“If Mordecai, before whom you have begun to fall, is of the Jewish people, you will not overcome him but will surely fall before him.” (Esther 6:13, ESV)
One of my favorite days of the week is Monday evenings with my high school boys. Every Monday evening I get the opportunity to spend an hour hanging out with and teaching a group of ninth-grade boys about the Bible. This spring semester we started going through the book of Esther. One of my big goals for the book is for the boys to understand that the Gospel has implications for the decisions they make regardless of the culture around them. Also, I wanted them to see that God is providentially involved in every aspect of their lives to some degree and His desire is always for His glory and the good of His people.
This past week we looked at Esther Chapter 6 where the story pulls a complete 180 and God clearly shifts the circumstances from the favor of the wicked to the favor of the righteous.

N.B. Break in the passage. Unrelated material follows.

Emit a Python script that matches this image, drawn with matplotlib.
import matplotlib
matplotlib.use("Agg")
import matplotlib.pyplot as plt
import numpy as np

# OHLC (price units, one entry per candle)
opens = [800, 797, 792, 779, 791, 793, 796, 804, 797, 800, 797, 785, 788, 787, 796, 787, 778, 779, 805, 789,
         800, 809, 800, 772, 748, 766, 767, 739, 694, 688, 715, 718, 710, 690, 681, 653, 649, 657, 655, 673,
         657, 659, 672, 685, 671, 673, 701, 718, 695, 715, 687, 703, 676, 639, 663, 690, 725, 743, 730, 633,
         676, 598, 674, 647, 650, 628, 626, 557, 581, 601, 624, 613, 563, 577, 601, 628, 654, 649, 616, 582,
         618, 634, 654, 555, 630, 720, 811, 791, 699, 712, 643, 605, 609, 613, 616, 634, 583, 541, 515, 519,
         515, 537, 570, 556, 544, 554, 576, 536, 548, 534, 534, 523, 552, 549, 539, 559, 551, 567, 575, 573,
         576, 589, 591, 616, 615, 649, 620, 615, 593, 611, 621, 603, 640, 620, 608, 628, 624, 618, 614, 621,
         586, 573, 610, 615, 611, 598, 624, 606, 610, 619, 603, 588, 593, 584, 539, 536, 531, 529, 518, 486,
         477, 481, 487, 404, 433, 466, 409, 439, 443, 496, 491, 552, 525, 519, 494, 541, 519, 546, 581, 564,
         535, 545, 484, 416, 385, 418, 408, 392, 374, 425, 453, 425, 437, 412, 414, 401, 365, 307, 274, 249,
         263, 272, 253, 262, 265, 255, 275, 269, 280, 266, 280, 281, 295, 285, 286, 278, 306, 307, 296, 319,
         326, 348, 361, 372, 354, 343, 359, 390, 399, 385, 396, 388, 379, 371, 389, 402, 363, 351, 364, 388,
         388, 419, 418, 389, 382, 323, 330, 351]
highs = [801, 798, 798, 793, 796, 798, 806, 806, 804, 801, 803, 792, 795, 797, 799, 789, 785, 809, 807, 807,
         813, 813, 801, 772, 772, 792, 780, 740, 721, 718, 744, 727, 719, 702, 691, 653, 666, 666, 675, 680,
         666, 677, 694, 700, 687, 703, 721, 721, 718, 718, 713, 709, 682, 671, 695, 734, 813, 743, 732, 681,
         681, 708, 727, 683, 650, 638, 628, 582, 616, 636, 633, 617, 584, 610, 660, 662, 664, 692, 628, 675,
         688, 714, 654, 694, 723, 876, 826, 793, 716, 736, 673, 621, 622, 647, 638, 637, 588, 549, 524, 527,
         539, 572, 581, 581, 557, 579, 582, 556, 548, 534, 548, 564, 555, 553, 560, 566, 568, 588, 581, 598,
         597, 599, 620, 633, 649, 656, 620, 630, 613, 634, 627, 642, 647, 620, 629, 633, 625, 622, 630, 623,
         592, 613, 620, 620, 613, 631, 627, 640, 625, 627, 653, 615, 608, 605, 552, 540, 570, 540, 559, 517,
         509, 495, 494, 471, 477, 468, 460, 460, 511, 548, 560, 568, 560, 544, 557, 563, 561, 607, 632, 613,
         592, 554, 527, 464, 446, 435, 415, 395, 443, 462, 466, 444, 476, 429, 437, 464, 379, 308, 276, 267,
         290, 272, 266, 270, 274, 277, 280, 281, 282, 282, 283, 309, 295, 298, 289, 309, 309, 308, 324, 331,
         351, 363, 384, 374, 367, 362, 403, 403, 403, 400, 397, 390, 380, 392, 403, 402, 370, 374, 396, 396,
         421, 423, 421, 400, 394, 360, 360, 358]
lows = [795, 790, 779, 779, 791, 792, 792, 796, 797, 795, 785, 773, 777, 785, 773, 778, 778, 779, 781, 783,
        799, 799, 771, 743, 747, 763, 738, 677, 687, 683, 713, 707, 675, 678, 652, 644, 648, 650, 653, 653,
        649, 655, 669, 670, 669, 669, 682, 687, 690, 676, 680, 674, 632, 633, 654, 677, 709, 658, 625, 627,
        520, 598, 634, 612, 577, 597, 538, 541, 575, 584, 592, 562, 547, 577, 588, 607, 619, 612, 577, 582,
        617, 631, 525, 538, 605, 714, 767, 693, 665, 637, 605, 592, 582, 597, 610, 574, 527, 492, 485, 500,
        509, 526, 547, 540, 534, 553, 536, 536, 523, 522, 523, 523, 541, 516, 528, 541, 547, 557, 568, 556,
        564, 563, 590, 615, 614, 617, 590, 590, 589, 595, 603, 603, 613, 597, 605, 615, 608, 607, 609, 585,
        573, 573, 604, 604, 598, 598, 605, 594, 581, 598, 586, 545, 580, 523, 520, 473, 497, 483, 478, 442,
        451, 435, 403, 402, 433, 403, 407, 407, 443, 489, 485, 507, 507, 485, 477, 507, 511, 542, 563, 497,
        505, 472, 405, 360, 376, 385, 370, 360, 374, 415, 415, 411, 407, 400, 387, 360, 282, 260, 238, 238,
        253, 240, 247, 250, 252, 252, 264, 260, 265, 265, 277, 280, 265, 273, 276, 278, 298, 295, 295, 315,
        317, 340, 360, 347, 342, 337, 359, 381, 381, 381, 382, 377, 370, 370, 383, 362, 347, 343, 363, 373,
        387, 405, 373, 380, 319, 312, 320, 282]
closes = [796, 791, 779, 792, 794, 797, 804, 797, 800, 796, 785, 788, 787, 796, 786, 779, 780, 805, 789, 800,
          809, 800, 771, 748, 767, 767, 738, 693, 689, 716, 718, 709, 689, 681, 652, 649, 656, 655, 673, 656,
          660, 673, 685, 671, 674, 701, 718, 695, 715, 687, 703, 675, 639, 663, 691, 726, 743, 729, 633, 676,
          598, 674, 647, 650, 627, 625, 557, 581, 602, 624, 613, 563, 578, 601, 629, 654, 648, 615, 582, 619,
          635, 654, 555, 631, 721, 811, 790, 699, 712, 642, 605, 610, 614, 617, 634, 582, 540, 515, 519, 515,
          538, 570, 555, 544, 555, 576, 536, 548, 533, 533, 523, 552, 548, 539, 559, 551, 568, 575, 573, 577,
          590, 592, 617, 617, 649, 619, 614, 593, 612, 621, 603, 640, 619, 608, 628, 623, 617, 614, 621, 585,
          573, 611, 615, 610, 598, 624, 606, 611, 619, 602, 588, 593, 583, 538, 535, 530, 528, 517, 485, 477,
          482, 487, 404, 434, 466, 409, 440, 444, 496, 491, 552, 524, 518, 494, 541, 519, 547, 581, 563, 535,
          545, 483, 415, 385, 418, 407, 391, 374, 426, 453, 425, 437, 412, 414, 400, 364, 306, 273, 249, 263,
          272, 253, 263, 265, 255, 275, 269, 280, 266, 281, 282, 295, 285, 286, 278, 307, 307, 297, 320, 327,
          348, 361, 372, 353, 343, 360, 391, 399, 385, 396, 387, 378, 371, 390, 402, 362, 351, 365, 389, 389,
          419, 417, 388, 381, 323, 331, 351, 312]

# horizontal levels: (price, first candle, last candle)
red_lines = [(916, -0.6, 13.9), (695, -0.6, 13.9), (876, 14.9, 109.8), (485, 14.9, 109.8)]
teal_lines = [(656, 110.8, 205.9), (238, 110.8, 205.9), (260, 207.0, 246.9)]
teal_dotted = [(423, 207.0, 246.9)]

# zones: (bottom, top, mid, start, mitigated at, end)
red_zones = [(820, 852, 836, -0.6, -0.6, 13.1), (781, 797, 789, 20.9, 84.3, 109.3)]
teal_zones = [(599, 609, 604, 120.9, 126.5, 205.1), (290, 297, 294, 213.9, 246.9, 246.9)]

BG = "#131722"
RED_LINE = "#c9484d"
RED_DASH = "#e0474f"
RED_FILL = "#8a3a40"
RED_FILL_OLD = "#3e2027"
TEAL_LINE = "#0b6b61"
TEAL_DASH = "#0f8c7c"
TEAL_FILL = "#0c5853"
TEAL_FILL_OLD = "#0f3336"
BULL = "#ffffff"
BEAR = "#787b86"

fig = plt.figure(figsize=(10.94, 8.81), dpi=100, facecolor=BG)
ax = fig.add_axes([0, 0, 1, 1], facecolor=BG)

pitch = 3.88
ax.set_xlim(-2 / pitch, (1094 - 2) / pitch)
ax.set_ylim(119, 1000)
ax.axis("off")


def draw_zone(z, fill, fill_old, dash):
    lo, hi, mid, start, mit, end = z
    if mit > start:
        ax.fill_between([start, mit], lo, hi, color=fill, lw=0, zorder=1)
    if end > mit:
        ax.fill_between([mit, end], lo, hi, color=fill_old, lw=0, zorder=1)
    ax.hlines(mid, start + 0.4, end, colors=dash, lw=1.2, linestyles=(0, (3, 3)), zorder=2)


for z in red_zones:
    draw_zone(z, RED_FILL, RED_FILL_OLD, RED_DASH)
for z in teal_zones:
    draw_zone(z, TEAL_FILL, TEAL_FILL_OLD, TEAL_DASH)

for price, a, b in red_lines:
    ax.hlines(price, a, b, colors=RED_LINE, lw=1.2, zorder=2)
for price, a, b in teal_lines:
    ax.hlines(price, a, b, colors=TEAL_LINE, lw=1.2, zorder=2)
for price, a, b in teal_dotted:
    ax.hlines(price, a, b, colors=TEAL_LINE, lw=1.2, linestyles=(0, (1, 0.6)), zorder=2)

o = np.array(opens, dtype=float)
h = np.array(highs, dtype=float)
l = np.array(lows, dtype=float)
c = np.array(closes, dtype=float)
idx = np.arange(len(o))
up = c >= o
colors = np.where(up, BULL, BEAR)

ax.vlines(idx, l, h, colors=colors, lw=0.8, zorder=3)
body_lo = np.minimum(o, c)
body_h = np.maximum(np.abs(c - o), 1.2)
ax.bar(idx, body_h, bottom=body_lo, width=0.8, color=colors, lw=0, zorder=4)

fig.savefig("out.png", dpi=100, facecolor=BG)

The overarching theme for this past Monday was a realization that even when it seems like God is not involved or not in your favor, as a believer, we can trust that He is.

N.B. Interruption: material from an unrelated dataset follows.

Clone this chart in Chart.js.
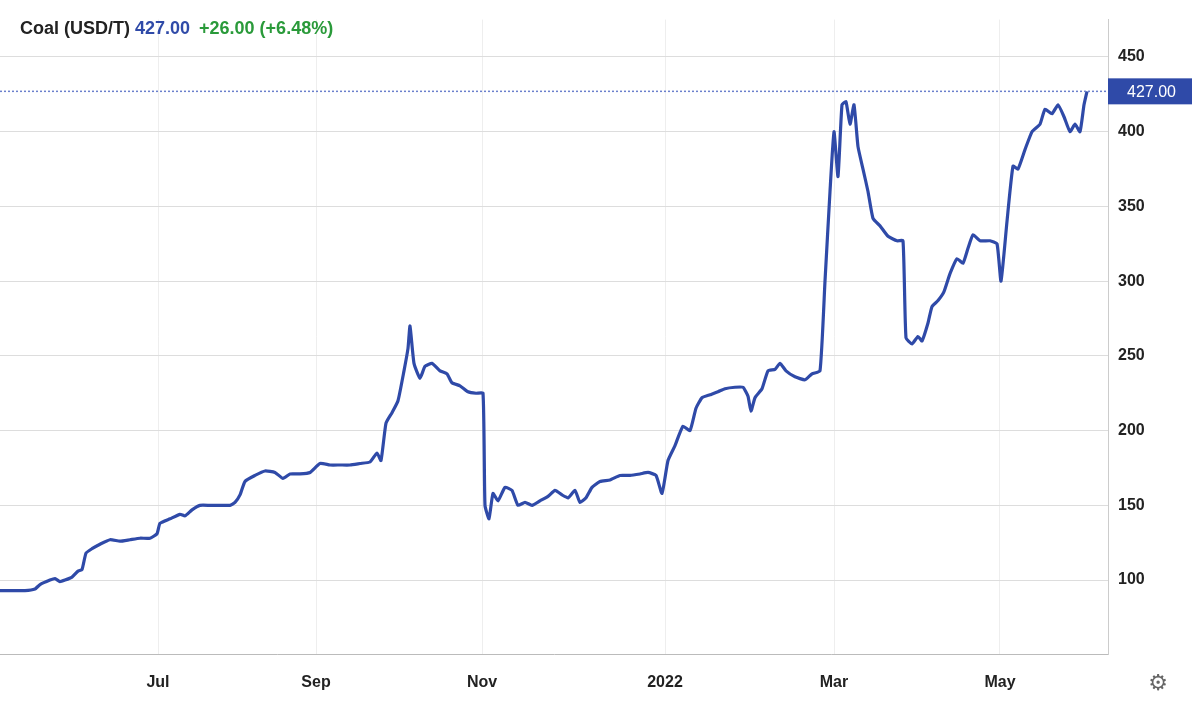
<!DOCTYPE html>
<html><head><meta charset="utf-8">
<script src="https://cdn.jsdelivr.net/npm/chart.js@4"></script>
<style>html,body{margin:0;padding:0;background:#fff}#w{width:1200px;height:710px}</style>
</head><body><div id="w"><canvas id="c"></canvas></div>
<script>
// [trading-day index (approx), price]
const series=[[0,93],[6.25,93],[8.75,94],[10,97],[12.5,100],[13.75,101],[15,99],[16.25,100],[18,102],[19.5,106],[20.5,107],[21.5,118],[23,121],[25,124],[27.5,127],[30,126],[32.5,127],[35,128],[37.5,128],[39.25,131],[40,138],[42.5,141],[45,144],[46.25,143],[48,147],[50,150],[52.5,150],[55,150],[57.5,150],[58.75,152],[60,157],[61.25,166],[63.75,170],[66.25,173],[68.75,172],[70.75,168],[72.5,171],[75,171],[77.5,172],[80,178],[82.5,177],[85,177],[87.5,177],[90,178],[92.5,179],[94.25,185],[95.25,180],[96.5,205],[98,212],[99.5,220],[101,240],[102,255],[102.5,270],[103.5,245],[105,235],[106.25,243],[108,245],[110,240],[111.75,238],[113,232],[115,230],[117,226],[119,225],[120.75,225],[121.25,150],[122.25,141],[123.25,158],[124.5,153],[126.25,162],[128,160],[129.5,150],[131.25,152],[133,150],[135,153],[137,156],[138.75,160],[140.5,157],[142,155],[143.75,160],[145,152],[146.5,155],[148,162],[150,166],[152.5,167],[155,170],[157.5,170],[160,171],[162,172],[164,170],[165.5,158],[167,180],[168.75,190],[170.75,203],[172.5,200],[174,215],[175.5,222],[177.5,224],[179.5,226],[181.25,228],[183.75,229],[185.75,229],[187,223],[187.75,213],[188.75,222],[190.5,228],[192,240],[193.75,241],[195,245],[196.5,240],[198.75,236],[201.25,234],[203,238],[205,240],[206.25,300],[207.5,360],[208.5,400],[209.5,370],[210.5,418],[211.5,420],[212.5,405],[213.5,418],[214.5,390],[215.75,375],[217,360],[218.25,342],[220,337],[222,330],[224.25,327],[225.75,327],[226.5,262],[228,258],[229.5,263],[230.5,260],[232,272],[233,283],[234.5,287],[236,293],[237.5,305],[239.25,315],[240.75,312],[242,322],[243.25,331],[245,327],[247.5,327],[249.25,325],[250.25,300],[251.75,340],[253.25,377],[254.5,375],[256.25,388],[258,400],[260,405],[261.25,415],[263,412],[264.5,418],[266,410],[267.5,400],[268.75,405],[270,400],[271,418],[271.75,427]];
const tickDays=[39.5,79,120.5,166.25,208.5,250];
const tickLabels=['Jul','Sep','Nov','2022','Mar','May'];
const yTicks=[100,150,200,250,300,350,400,450];
const last=427, title='Coal (USD/T)', change='+26.00 (+6.48%)';
const blue='#2f4aa8';
const extra={id:'extra',afterDraw(ch){
 const c=ch.ctx,a=ch.chartArea,y=ch.scales.y,py=y.getPixelForValue(last);
 c.save();
 c.setLineDash([2,2]);c.strokeStyle='#6b80cc';c.lineWidth=1.5;
 c.beginPath();c.moveTo(a.left,py);c.lineTo(a.right,py);c.stroke();c.setLineDash([]);
 c.fillStyle=blue;c.fillRect(a.right,py-13,84,26);
 c.fillStyle='#fff';c.font='16px "Liberation Sans",Arial';c.textAlign='left';c.textBaseline='middle';
 c.fillText(last.toFixed(2),a.right+19,py+1);
 c.font='bold 18px "Liberation Sans",Arial';c.textBaseline='alphabetic';
 let x=20;c.fillStyle='#222';c.fillText(title,x,34);x+=c.measureText(title+' ').width;
 c.fillStyle=blue;c.fillText(last.toFixed(2),x,34);x+=c.measureText(last.toFixed(2)+' ').width+4;
 c.fillStyle='#2a9a3a';c.fillText(change,x,34);
 c.fillStyle='#666';c.font='22px "DejaVu Sans"';c.textAlign='center';c.fillText('⚙',1158,690);
 c.restore();}};
new Chart(document.getElementById('c'),{type:'line',
 data:{datasets:[{data:series.map(p=>({x:p[0],y:p[1]})),borderColor:blue,borderWidth:3.2,pointRadius:0,tension:0.15}]},
 options:{responsive:true,maintainAspectRatio:false,animation:false,
  layout:{padding:{top:0,right:0,bottom:0,left:0}},
  plugins:{legend:{display:false},tooltip:{enabled:false}},
  scales:{
   x:{type:'linear',min:0,max:277,
    afterBuildTicks:s=>{s.ticks=tickDays.map(v=>({value:v}));},
    ticks:{callback:(v)=>tickLabels[tickDays.indexOf(v)]||'',color:'#222',font:{size:16,weight:'bold',family:'"Liberation Sans",Arial'},maxRotation:0,autoSkip:false,padding:18},
    grid:{color:'#eeeeee',drawTicks:false},border:{color:'#bbb'}},
   y:{position:'right',min:50,max:475,
    afterBuildTicks:s=>{s.ticks=yTicks.map(v=>({value:v}));},
    afterFit:s=>{s.width=92;},
    ticks:{color:'#222',font:{size:16,weight:'bold',family:'"Liberation Sans",Arial'},padding:10},
    grid:{color:'#dddddd',drawTicks:false},border:{color:'#ccc'}}
  }},plugins:[extra]});
</script></body></html>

I know that it is hard for my boys to wrap their head around the reality that God is an active part of every aspect of their lives and that putting our full faith and trust in Him is ultimately the best route. However, this past week a couple questions were asked where I could see them beginning to understand that the most consistently faithful thing in their lives will always be the Lord.
Hard things happen. I am only 26 years old and could name three of four major hardships that I have had to experience already. At 15 years old they may not have experienced or seen these things yet, but they will happen. They know that it is a reality for their situation that one day something hard will happen in their life.
Bombing at this years American Open is a great example of hard things. That competition failure is not something I would consider a “hardship”, but certainly something that I felt was unfair to me. I had put in the work and sacrificed enough to not miss all of my lifts. However, the reality was that huge lessons were learned from that experience. This was my word to the boys. God is always involved in our lives even when it feels like He has left us. In those moments, like the American open, we can trust that he is providentially working things for His glory and our good. Our faith must be in something bigger than our own ability. It has to be in Jesus.
The book of Esther draws this theological truth out through the dramatic story of Haman’s demise and Mordecai’s elevation. I pray we look at our lives despite our circumstances and see the same truth. God’s providence will faithfully lead us towards joy and He is our only faithfully firm foundation. This is a truth that will forever be true.